[Stored dataset items]
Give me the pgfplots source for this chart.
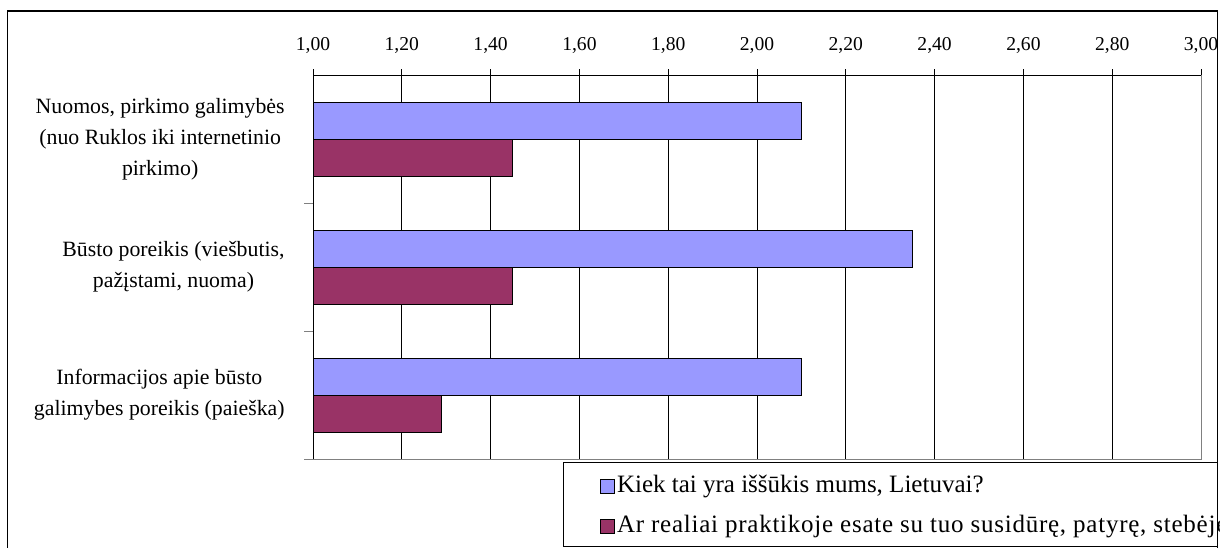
\documentclass[border=0pt]{standalone}
\usepackage{fontspec}
\setmainfont{Liberation Serif}
\usepackage{pgfplots}
\pgfplotsset{compat=1.18}
\definecolor{barblue}{HTML}{9999FF}
\definecolor{barred}{HTML}{993366}
\begin{document}
\begin{tikzpicture}
\useasboundingbox (0,0) rectangle (610pt,-273.5pt);
\clip (0,0) rectangle (609.5pt,-273.5pt);
\begin{scope}[x=0.5pt,y=-0.5pt]
  \draw[line width=0.75pt] (7.5,11) rectangle (1217.5,600);
\end{scope}
\begin{axis}[
    at={(156.5pt,-229.5pt)}, anchor=south west,
    scale only axis, width=444pt, height=192pt,
    xmin=1, xmax=3, ymin=-0.5, ymax=2.5, y dir=reverse,
    xtick={1,1.2,1.4,1.6,1.8,2,2.2,2.4,2.6,2.8,3},
    xtick pos=upper, xticklabel pos=upper,
    xticklabel style={font=\fontsize{9.8}{9.8}\selectfont, yshift=4pt,
        /pgf/number format/.cd, use comma, fixed, fixed zerofill, precision=2, assume math mode=true},
    xmajorgrids, grid style={black, line width=0.5pt},
    axis line style={gray, line width=0.5pt},
    tick align=outside, major tick length=3pt,
    x tick style={black, line width=0.5pt},
    ytick={0,1,2}, ytick pos=left,
    yticklabels={{Nuomos, pirkimo galimybės\\(nuo Ruklos iki internetinio\\pirkimo)},
                 {Būsto poreikis (viešbutis,\\pažįstami, nuoma)},
                 {Informacijos apie būsto\\galimybes poreikis (paieška)}},
    yticklabel style={align=center, font=\fontsize{10.9}{15.5}\selectfont, inner sep=0pt, xshift=-11pt},
    y tick style={draw=none},
    extra y ticks={0.5,1.5,2.5}, extra y tick labels={},
    extra y tick style={y tick style={draw=gray, line width=0.5pt}, major tick length=4.5pt},
    xbar, bar width=18.5pt,
    legend style={draw=none, fill=none, at={(axis description cs:0.316,-0.023)}, anchor=north west,
        font=\fontsize{12.5}{15}\selectfont, row sep=6pt,
        nodes={inner sep=1pt, text height=9pt, text depth=3pt}},
    legend cell align=left,
    legend image code/.code={\draw[#1, line width=0.5pt] (0pt,-3.5pt) rectangle (7pt,3.5pt);},
]
\addplot[fill=barblue, draw=black, line width=0.5pt, bar shift=9.25pt] coordinates {(2.10,0) (2.35,1) (2.10,2)};
\addlegendentry{Kiek tai yra iššūkis mums, Lietuvai?}
\addplot[fill=barred, draw=black, line width=0.5pt, bar shift=-9.25pt] coordinates {(1.45,0) (1.45,1) (1.29,2)};
\addlegendentry{\addfontfeature{LetterSpace=3}Ar realiai praktikoje esate su tuo susidūrę, patyrę, stebėję?}
\draw[black, line width=0.5pt] (axis description cs:0,0) -- (axis description cs:0,1) -- (axis description cs:1,1);
\end{axis}
\begin{scope}[x=0.5pt,y=-0.5pt]
  \fill[white] (1218.5,470) rectangle (1240,546);
  \draw[line width=0.5pt] (563,462) -- (1218,462);
  \draw[line width=0.5pt] (563,546) -- (563,462);
  \draw[line width=0.5pt] (563,546) -- (1218,546);
  \draw[line width=0.75pt] (1217.5,440) -- (1217.5,547);
\end{scope}
\end{tikzpicture}
\end{document}
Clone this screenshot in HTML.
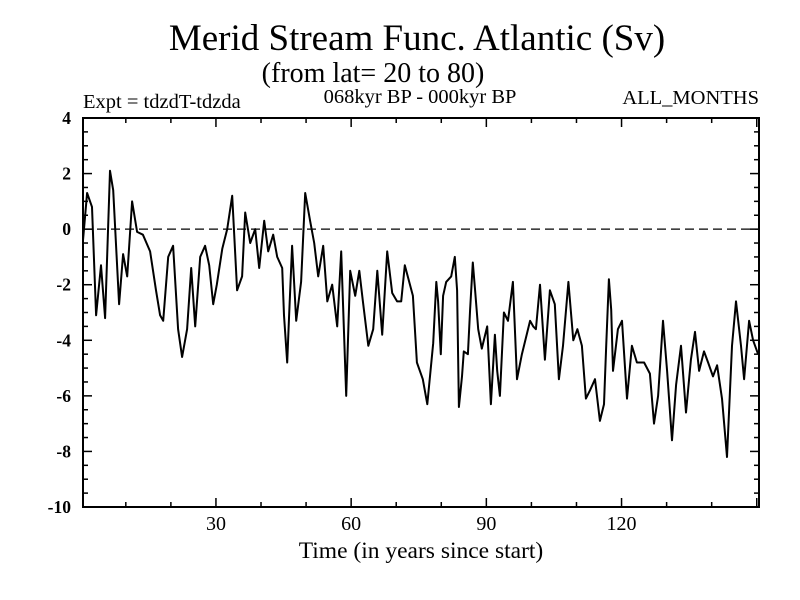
<!DOCTYPE html>
<html><head><meta charset="utf-8"><style>
html,body{margin:0;padding:0;background:#fff;}
svg{display:block;font-family:"Liberation Serif",serif;}
</style></head><body>
<svg width="800" height="600" id="chart">
<text x="417" y="50" font-size="37" text-anchor="middle">Merid Stream Func. Atlantic (Sv)</text>
<text x="373" y="82" font-size="28" text-anchor="middle">(from lat= 20 to 80)</text>
<text x="83" y="108" font-size="20.5">Expt = tdzdT-tdzda</text>
<text x="420" y="103" font-size="20.5" text-anchor="middle">068kyr BP - 000kyr BP</text>
<text x="759" y="104" font-size="20.5" text-anchor="end">ALL_MONTHS</text>
<text x="421" y="558" font-size="23.5" text-anchor="middle">Time (in years since start)</text>
<g id="axes"></g>
<g id="plot"></g>
</svg>
<script>
const years = [0.5,1.4,2.5,3.4,4.5,5.4,6.5,7.2,8.5,9.4,10.3,11.4,12.5,13.8,15.4,16.7,17.6,18.3,19.4,20.5,21.6,22.5,23.6,24.5,25.4,26.5,27.6,28.5,29.4,30.2,31.4,32.5,33.6,34.7,35.8,36.5,37.6,38.7,39.6,40.7,41.6,42.7,43.6,44.7,45.1,45.8,46.2,46.9,47.8,48.9,49.8,50.9,51.8,52.7,53.8,54.7,55.8,56.9,57.8,58.9,59.8,60.9,61.8,62.6,63.8,64.9,65.8,66.9,68.0,69.1,70.2,71.1,71.9,73.7,74.6,75.9,76.9,78.2,78.9,79.3,79.9,80.4,81.1,82.2,83.0,83.5,83.9,84.6,85.0,85.9,86.4,87.0,87.5,88.2,89.0,90.2,91.0,91.9,92.4,93.0,93.9,94.8,95.9,96.8,97.9,99.7,100.4,101.0,101.9,103.0,104.1,105.2,106.1,107.0,108.2,109.3,110.2,111.2,112.1,113.0,114.1,115.2,116.1,116.6,117.2,117.7,118.1,119.2,120.1,121.2,122.3,123.4,125.0,126.3,127.2,128.1,129.2,130.1,131.2,132.1,133.2,134.3,135.4,136.3,137.2,138.3,139.2,140.3,141.2,142.3,143.4,144.5,145.4,146.5,147.2,148.3,149.2,150.3];
const values = [-0.4,1.3,0.8,-3.1,-1.3,-3.2,2.1,1.4,-2.7,-0.9,-1.7,1.0,-0.1,-0.2,-0.8,-2.2,-3.1,-3.3,-1.0,-0.6,-3.6,-4.6,-3.6,-1.4,-3.5,-1.0,-0.6,-1.3,-2.7,-2.0,-0.7,0.0,1.2,-2.2,-1.7,0.6,-0.5,0.0,-1.4,0.3,-0.8,-0.2,-1.0,-1.4,-3.1,-4.8,-3.2,-0.6,-3.3,-1.9,1.3,0.3,-0.5,-1.7,-0.6,-2.6,-2.0,-3.5,-0.8,-6.0,-1.5,-2.4,-1.5,-2.6,-4.2,-3.6,-1.5,-3.8,-0.8,-2.3,-2.6,-2.6,-1.3,-2.4,-4.8,-5.4,-6.3,-4.1,-1.9,-2.6,-4.5,-2.4,-1.9,-1.7,-1.0,-2.2,-6.4,-5.3,-4.4,-4.5,-2.9,-1.2,-2.2,-3.6,-4.3,-3.5,-6.3,-3.8,-5.1,-6.0,-3.0,-3.3,-1.9,-5.4,-4.5,-3.3,-3.5,-3.6,-2.0,-4.7,-2.2,-2.7,-5.4,-4.2,-1.9,-4.0,-3.6,-4.2,-6.1,-5.8,-5.4,-6.9,-6.3,-4.2,-1.8,-2.9,-5.1,-3.6,-3.3,-6.1,-4.2,-4.8,-4.8,-5.2,-7.0,-6.0,-3.3,-5.1,-7.6,-5.6,-4.2,-6.6,-4.7,-3.7,-5.1,-4.4,-4.8,-5.3,-4.9,-6.1,-8.2,-4.2,-2.6,-4.2,-5.4,-3.3,-4.0,-4.5];
const yTicks = [4,2,0,-2,-4,-6,-8,-10];
const yTickLabels = ["4","2","0","-2","-4","-6","-8","-10"];
const xTicks = [30,60,90,120];
const xTickLabels = ["30","60","90","120"];

const L=83,R=759,T=118,B=507, X0=0.5,X1=150.5, Y0=-10,Y1=4;
const sx=v=>L+(v-X0)/(X1-X0)*(R-L);
const sy=v=>B-(v-Y0)/(Y1-Y0)*(B-T);
const NS="http://www.w3.org/2000/svg";
const axes=document.getElementById('axes'), plot=document.getElementById('plot');
function mk(tag,attrs,parent){const e=document.createElementNS(NS,tag);for(const k in attrs)e.setAttribute(k,attrs[k]);parent.appendChild(e);return e;}

const frame=mk('rect',{x:L,y:T,width:R-L,height:B-T,fill:'none',stroke:'#000','stroke-width':2},axes);



for(let v=Y0;v<=Y1+1e-9;v+=0.5){
  const y=sy(v), major=Math.abs(v%2)<1e-9, len=major?9:5;
  const t1=mk('line',{x1:L,x2:L+len,y1:y,y2:y,stroke:'#000','stroke-width':1.5},axes);
  
  
  const t2=mk('line',{x1:R,x2:R-len,y1:y,y2:y,stroke:'#000','stroke-width':1.5},axes);
  
  
}
yTicks.forEach((v,i)=>{
  const t=mk('text',{x:71,y:sy(v)+6,'font-size':17.5,'font-weight':'bold','text-anchor':'end'},axes);
  t.textContent=yTickLabels[i];
  
  
});
for(let v=10;v<=150;v+=10){
  const x=sx(v), major=v%30===0, len=major?9:5;
  const a=mk('line',{x1:x,x2:x,y1:B,y2:B-len,stroke:'#000','stroke-width':1.5},axes);
  
  
  const b=mk('line',{x1:x,x2:x,y1:T,y2:T+len,stroke:'#000','stroke-width':1.5},axes);
  
  
}
xTicks.forEach((v,i)=>{
  const t=mk('text',{x:sx(v),y:530,'font-size':20,'text-anchor':'middle'},axes);
  t.textContent=xTickLabels[i];
  
  
});
const zl=mk('line',{x1:L,x2:R,y1:sy(0),y2:sy(0),stroke:'#000','stroke-width':1.3,'stroke-dasharray':'9,5'},plot);


const d=years.map((y,i)=>(i?'L':'M')+sx(y).toFixed(1)+','+sy(values[i]).toFixed(1)).join(' ');
const line=mk('path',{d:d,fill:'none',stroke:'#000','stroke-width':2,'stroke-linejoin':'round'},plot);


</script>
</body></html>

■ **Your task**
Copy out every line with the word "chart".

■ **Full output**
Give me the pgfplots source for this chart.
<svg width="800" height="600" id="chart">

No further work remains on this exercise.